You would think after all that, retiring in her 70’s, that she would be done. But fate had other plans for her. Partnering with Peter Drucker and with other supporters, they launched the highly influential Peter F. Drucker Foundation for Nonprofit Management. It was renamed the Frances Hesselbein Leadership Institute after his death in 2005, and she continued to serve in a leadership role. Mrs. Hesselbein also wrote and edited several books, including Hesselbein on Leadership (2002)[3] and My Life in Leadership (2011).[4]

Projects

Professor McGrath concludes: “Apparently, it was impossible not to be near Frances without getting roped into one or another special project. One that I worked on personally was a book called Work is Love Made Visible.[5] Co-edited by Frances, Marshall Goldsmith and Sarah McArthur, the book is a collection of essays by a number of pre-eminent thought leaders deliberately focused on their more private journeys toward finding their purpose and the unique ways they might add value in the world.”
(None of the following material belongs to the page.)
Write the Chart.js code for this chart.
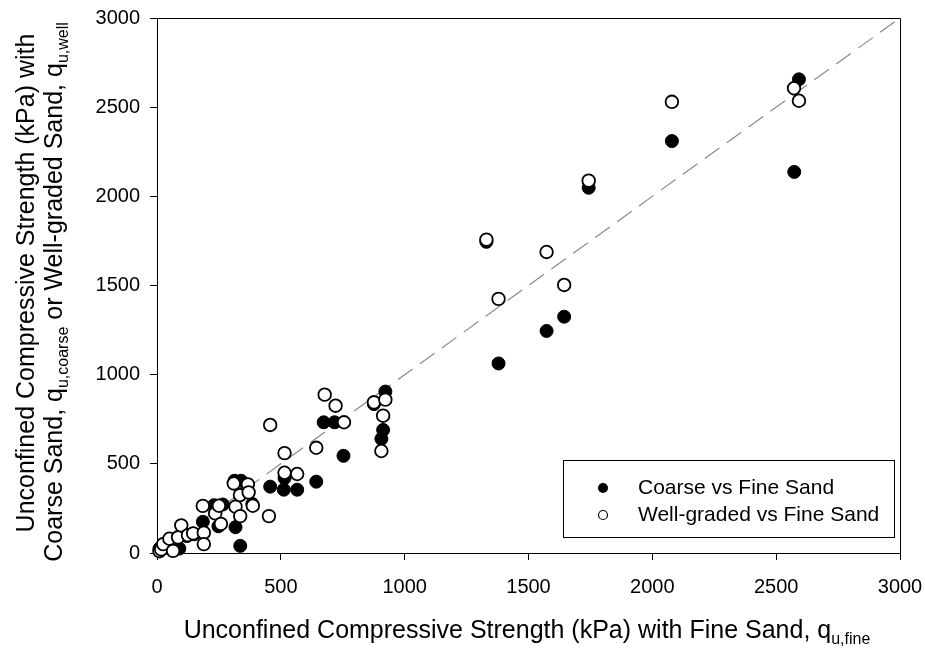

We have lost a shining example of wonderful leadership and are thankful for the legacy she has left us. – Rita McGrath

Notes

1.

Seeing Around Corners: How to spot inflection points in business before they happen, Rita McGrath, (Harper Business, 2019).

2.

The Effective Executive: The Definitive Guide to Getting the Right Things Done, Peter Drucker, (1966).

3.

Hesselbein on Leadership, Frances Hesselbein (2002), now available from Jossey-Bass (2013).

4.

My Life in Leadership: The Journey and Lessons Learned Along the Way, Frances Hesselbein, (Jossey-Bass, 2011).

5.

Work is Love Made Visible, co-edited by Frances Hesselbein, Marshall Goldsmith and Sarah McArthur (Wiley; 2018).